* **PROBLEM TO SOLVE**
Skip the pictures and quote all of the lines exactly.

* **SOURCE EXCERPT**
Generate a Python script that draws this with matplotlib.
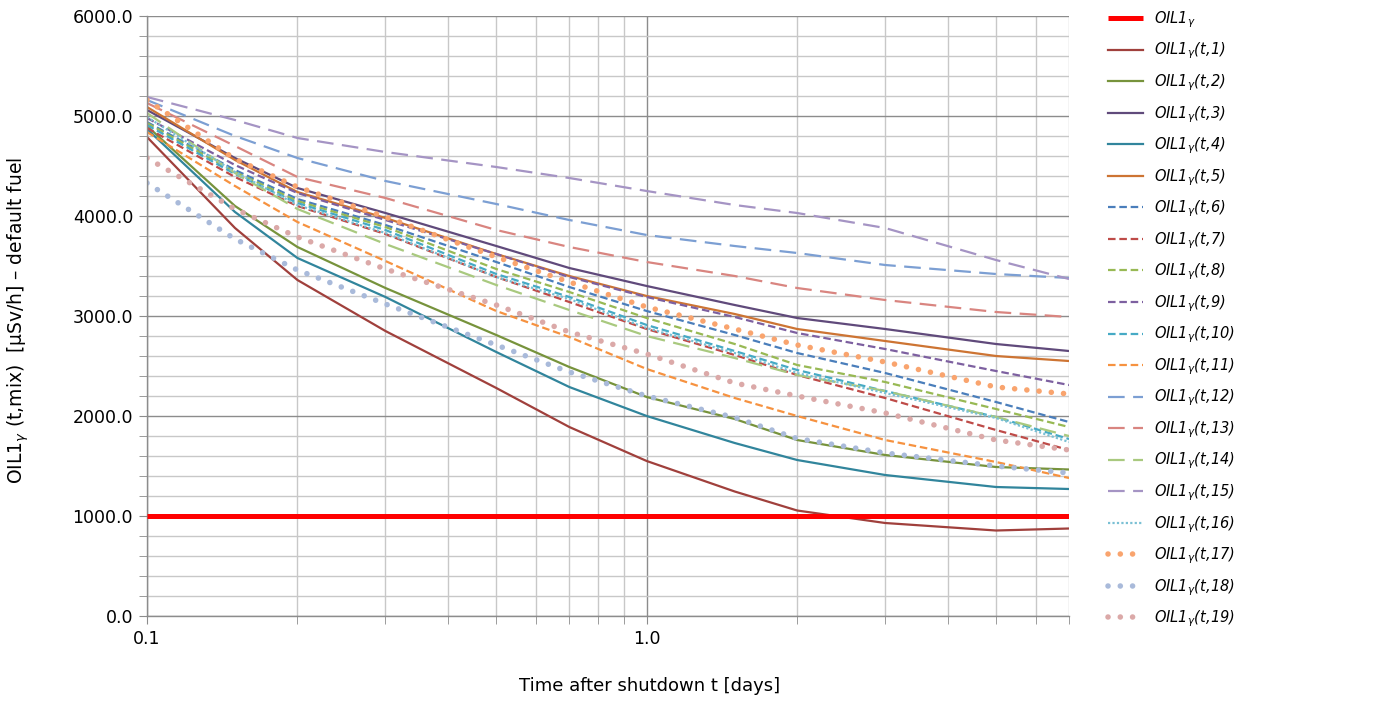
import numpy as np
import matplotlib
matplotlib.use("Agg")
import matplotlib.pyplot as plt

plt.rcParams['font.family'] = ['DejaVu Sans']
plt.rcParams['mathtext.fontset'] = 'dejavusans'

# time after shutdown [days]
t = [0.1, 0.15, 0.2, 0.3, 0.5, 0.7, 1.0, 1.5, 2.0, 3.0, 5.0, 7.0]

# OIL1 gamma threshold
oil1 = 1000.0

# OIL1(t, mix) for the 19 mixes  [uSv/h]
s1 = [4790, 3880, 3360, 2850, 2280, 1890, 1550, 1245, 1055, 930, 855, 875]
s2 = [4900, 4100, 3690, 3280, 2810, 2490, 2190, 1970, 1760, 1610, 1490, 1465]
s3 = [5060, 4580, 4280, 4030, 3700, 3480, 3300, 3110, 2980, 2870, 2720, 2650]
s4 = [4870, 4040, 3580, 3190, 2640, 2290, 2000, 1730, 1560, 1410, 1290, 1270]
s5 = [5090, 4560, 4240, 3980, 3620, 3400, 3200, 3020, 2870, 2750, 2600, 2550]
s6 = [4940, 4460, 4170, 3910, 3540, 3290, 3050, 2810, 2630, 2430, 2140, 1940]
s7 = [4880, 4390, 4100, 3820, 3390, 3140, 2870, 2610, 2410, 2180, 1860, 1660]
s8 = [4930, 4440, 4150, 3890, 3470, 3240, 2980, 2720, 2510, 2340, 2070, 1890]
s9 = [4980, 4510, 4230, 3960, 3620, 3390, 3190, 2990, 2830, 2670, 2450, 2310]
s10 = [4910, 4420, 4130, 3860, 3420, 3190, 2910, 2650, 2460, 2250, 1990, 1770]
s11 = [4840, 4300, 3940, 3550, 3050, 2790, 2470, 2180, 2000, 1760, 1540, 1380]
s12 = [5160, 4800, 4580, 4350, 4120, 3960, 3810, 3700, 3630, 3510, 3420, 3380]
s13 = [5130, 4700, 4390, 4180, 3860, 3690, 3540, 3400, 3280, 3160, 3040, 2990]
s14 = [5030, 4430, 4070, 3720, 3310, 3060, 2800, 2580, 2410, 2250, 1990, 1800]
s15 = [5190, 4960, 4780, 4640, 4490, 4380, 4250, 4110, 4030, 3880, 3560, 3370]
s16 = [4990, 4440, 4110, 3830, 3390, 3170, 2880, 2630, 2430, 2230, 1980, 1740]
s17 = [5160, 4570, 4290, 3990, 3590, 3340, 3090, 2870, 2710, 2540, 2290, 2220]
s18 = [4330, 3770, 3460, 3120, 2710, 2440, 2200, 1985, 1775, 1630, 1500, 1430]
s19 = [4580, 4070, 3790, 3470, 3110, 2840, 2620, 2330, 2200, 2030, 1760, 1660]

series = [s1, s2, s3, s4, s5, s6, s7, s8, s9, s10,
          s11, s12, s13, s14, s15, s16, s17, s18, s19]

colors = ['#A0403C', '#77933C', '#604A7B', '#31859C', '#CD7433',
          '#4A7EBB', '#BE4B48', '#98B954', '#7D60A0', '#46AAC5',
          '#F69240', '#7C9FD3', '#D98580', '#A9C97F', '#A594C4',
          '#7AC0D4', '#F9A46E', '#A9BADA', '#DBA9A8']

short_dash = (0, (3.4, 1.7))
long_dash = (0, (7.5, 3.8))
small_dot = (0, (1, 1))
big_dot = (0, (0.01, 2.2))

styles = ['-'] * 5 + [short_dash] * 6 + [long_dash] * 4 + [small_dot] + [big_dot] * 3

fig = plt.figure(figsize=(14, 7.02), dpi=100)
ax = fig.add_axes([0.105, 0.1225, 0.6586, 0.8547])

ax.plot([0.1, 7.0], [oil1, oil1], color='#FF0000', lw=3.6, solid_capstyle='butt',
        label=r'OIL1$_{\gamma}$', zorder=3)

for i, (s, c, ls) in enumerate(zip(series, colors, styles)):
    if ls == big_dot:
        ax.plot(t, s, color=c, lw=4.0, ls=ls, dash_capstyle='round',
                label=r'OIL1$_{\gamma}$(t,%d)' % (i + 1), zorder=2)
    else:
        ax.plot(t, s, color=c, lw=1.6, ls=ls, dash_capstyle='butt',
                label=r'OIL1$_{\gamma}$(t,%d)' % (i + 1), zorder=2)

ax.set_xscale('log')
ax.set_xlim(0.1, 7.0)
ax.set_ylim(0, 6000)

ax.set_xticks([0.1, 1.0])
ax.set_xticklabels(['0.1', '1.0'])
ax.set_xticks([0.2, 0.3, 0.4, 0.5, 0.6, 0.7, 0.8, 0.9, 2, 3, 4, 5, 6, 7], minor=True)
ax.xaxis.set_minor_formatter(matplotlib.ticker.NullFormatter())
ax.set_yticks(np.arange(0, 6001, 1000))
ax.set_yticklabels(['%.1f' % v for v in np.arange(0, 6001, 1000)])
ax.set_yticks(np.arange(0, 6001, 200), minor=True)

ax.grid(which='major', color='#8C8C8C', lw=1.0)
ax.grid(which='minor', color='#C8C8C8', lw=1.0)
ax.set_axisbelow(True)

for side in ['top', 'right']:
    ax.spines[side].set_visible(False)
for side in ['left', 'bottom']:
    ax.spines[side].set_color('#8C8C8C')
    ax.spines[side].set_linewidth(1.0)

ax.tick_params(which='both', direction='out', color='#8C8C8C', labelsize=12.5,
               labelcolor='black', length=6)
ax.tick_params(axis='x', pad=4)
ax.tick_params(axis='y', pad=4)

ax.set_xlabel('Time after shutdown t [days]', fontsize=13)
ax.xaxis.set_label_coords(0.5455, -0.102)
ax.set_ylabel(r'OIL1$_{\gamma}$ (t,mix)  [µSv/h] – default fuel', fontsize=13.5)
ax.yaxis.set_label_coords(-0.126, 0.493)

fig.legend(loc='upper left', bbox_to_anchor=(0.787, 0.995), frameon=False,
           prop={'style': 'italic', 'size': 10.5}, handlelength=2.4,
           handletextpad=0.8, labelspacing=0.75, borderaxespad=0.0)

fig.savefig('out.png', dpi=100)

* **ANSWER TO THE EXERCISE**
Generate a Python script that draws this with matplotlib.
import numpy as np
import matplotlib
matplotlib.use("Agg")
import matplotlib.pyplot as plt

plt.rcParams['font.family'] = ['DejaVu Sans']
plt.rcParams['mathtext.fontset'] = 'dejavusans'

# time after shutdown [days]
t = [0.1, 0.15, 0.2, 0.3, 0.5, 0.7, 1.0, 1.5, 2.0, 3.0, 5.0, 7.0]

# OIL1 gamma threshold
oil1 = 1000.0

# OIL1(t, mix) for the 19 mixes  [uSv/h]
s1 = [4790, 3880, 3360, 2850, 2280, 1890, 1550, 1245, 1055, 930, 855, 875]
s2 = [4900, 4100, 3690, 3280, 2810, 2490, 2190, 1970, 1760, 1610, 1490, 1465]
s3 = [5060, 4580, 4280, 4030, 3700, 3480, 3300, 3110, 2980, 2870, 2720, 2650]
s4 = [4870, 4040, 3580, 3190, 2640, 2290, 2000, 1730, 1560, 1410, 1290, 1270]
s5 = [5090, 4560, 4240, 3980, 3620, 3400, 3200, 3020, 2870, 2750, 2600, 2550]
s6 = [4940, 4460, 4170, 3910, 3540, 3290, 3050, 2810, 2630, 2430, 2140, 1940]
s7 = [4880, 4390, 4100, 3820, 3390, 3140, 2870, 2610, 2410, 2180, 1860, 1660]
s8 = [4930, 4440, 4150, 3890, 3470, 3240, 2980, 2720, 2510, 2340, 2070, 1890]
s9 = [4980, 4510, 4230, 3960, 3620, 3390, 3190, 2990, 2830, 2670, 2450, 2310]
s10 = [4910, 4420, 4130, 3860, 3420, 3190, 2910, 2650, 2460, 2250, 1990, 1770]
s11 = [4840, 4300, 3940, 3550, 3050, 2790, 2470, 2180, 2000, 1760, 1540, 1380]
s12 = [5160, 4800, 4580, 4350, 4120, 3960, 3810, 3700, 3630, 3510, 3420, 3380]
s13 = [5130, 4700, 4390, 4180, 3860, 3690, 3540, 3400, 3280, 3160, 3040, 2990]
s14 = [5030, 4430, 4070, 3720, 3310, 3060, 2800, 2580, 2410, 2250, 1990, 1800]
s15 = [5190, 4960, 4780, 4640, 4490, 4380, 4250, 4110, 4030, 3880, 3560, 3370]
s16 = [4990, 4440, 4110, 3830, 3390, 3170, 2880, 2630, 2430, 2230, 1980, 1740]
s17 = [5160, 4570, 4290, 3990, 3590, 3340, 3090, 2870, 2710, 2540, 2290, 2220]
s18 = [4330, 3770, 3460, 3120, 2710, 2440, 2200, 1985, 1775, 1630, 1500, 1430]
s19 = [4580, 4070, 3790, 3470, 3110, 2840, 2620, 2330, 2200, 2030, 1760, 1660]

series = [s1, s2, s3, s4, s5, s6, s7, s8, s9, s10,
          s11, s12, s13, s14, s15, s16, s17, s18, s19]

colors = ['#A0403C', '#77933C', '#604A7B', '#31859C', '#CD7433',
          '#4A7EBB', '#BE4B48', '#98B954', '#7D60A0', '#46AAC5',
          '#F69240', '#7C9FD3', '#D98580', '#A9C97F', '#A594C4',
          '#7AC0D4', '#F9A46E', '#A9BADA', '#DBA9A8']

short_dash = (0, (3.4, 1.7))
long_dash = (0, (7.5, 3.8))
small_dot = (0, (1, 1))
big_dot = (0, (0.01, 2.2))

styles = ['-'] * 5 + [short_dash] * 6 + [long_dash] * 4 + [small_dot] + [big_dot] * 3

fig = plt.figure(figsize=(14, 7.02), dpi=100)
ax = fig.add_axes([0.105, 0.1225, 0.6586, 0.8547])

ax.plot([0.1, 7.0], [oil1, oil1], color='#FF0000', lw=3.6, solid_capstyle='butt',
        label=r'OIL1$_{\gamma}$', zorder=3)

for i, (s, c, ls) in enumerate(zip(series, colors, styles)):
    if ls == big_dot:
        ax.plot(t, s, color=c, lw=4.0, ls=ls, dash_capstyle='round',
                label=r'OIL1$_{\gamma}$(t,%d)' % (i + 1), zorder=2)
    else:
        ax.plot(t, s, color=c, lw=1.6, ls=ls, dash_capstyle='butt',
                label=r'OIL1$_{\gamma}$(t,%d)' % (i + 1), zorder=2)

ax.set_xscale('log')
ax.set_xlim(0.1, 7.0)
ax.set_ylim(0, 6000)

ax.set_xticks([0.1, 1.0])
ax.set_xticklabels(['0.1', '1.0'])
ax.set_xticks([0.2, 0.3, 0.4, 0.5, 0.6, 0.7, 0.8, 0.9, 2, 3, 4, 5, 6, 7], minor=True)
ax.xaxis.set_minor_formatter(matplotlib.ticker.NullFormatter())
ax.set_yticks(np.arange(0, 6001, 1000))
ax.set_yticklabels(['%.1f' % v for v in np.arange(0, 6001, 1000)])
ax.set_yticks(np.arange(0, 6001, 200), minor=True)

ax.grid(which='major', color='#8C8C8C', lw=1.0)
ax.grid(which='minor', color='#C8C8C8', lw=1.0)
ax.set_axisbelow(True)

for side in ['top', 'right']:
    ax.spines[side].set_visible(False)
for side in ['left', 'bottom']:
    ax.spines[side].set_color('#8C8C8C')
    ax.spines[side].set_linewidth(1.0)

ax.tick_params(which='both', direction='out', color='#8C8C8C', labelsize=12.5,
               labelcolor='black', length=6)
ax.tick_params(axis='x', pad=4)
ax.tick_params(axis='y', pad=4)

ax.set_xlabel('Time after shutdown t [days]', fontsize=13)
ax.xaxis.set_label_coords(0.5455, -0.102)
ax.set_ylabel(r'OIL1$_{\gamma}$ (t,mix)  [µSv/h] – default fuel', fontsize=13.5)
ax.yaxis.set_label_coords(-0.126, 0.493)

fig.legend(loc='upper left', bbox_to_anchor=(0.787, 0.995), frameon=False,
           prop={'style': 'italic', 'size': 10.5}, handlelength=2.4,
           handletextpad=0.8, labelspacing=0.75, borderaxespad=0.0)

fig.savefig('out.png', dpi=100)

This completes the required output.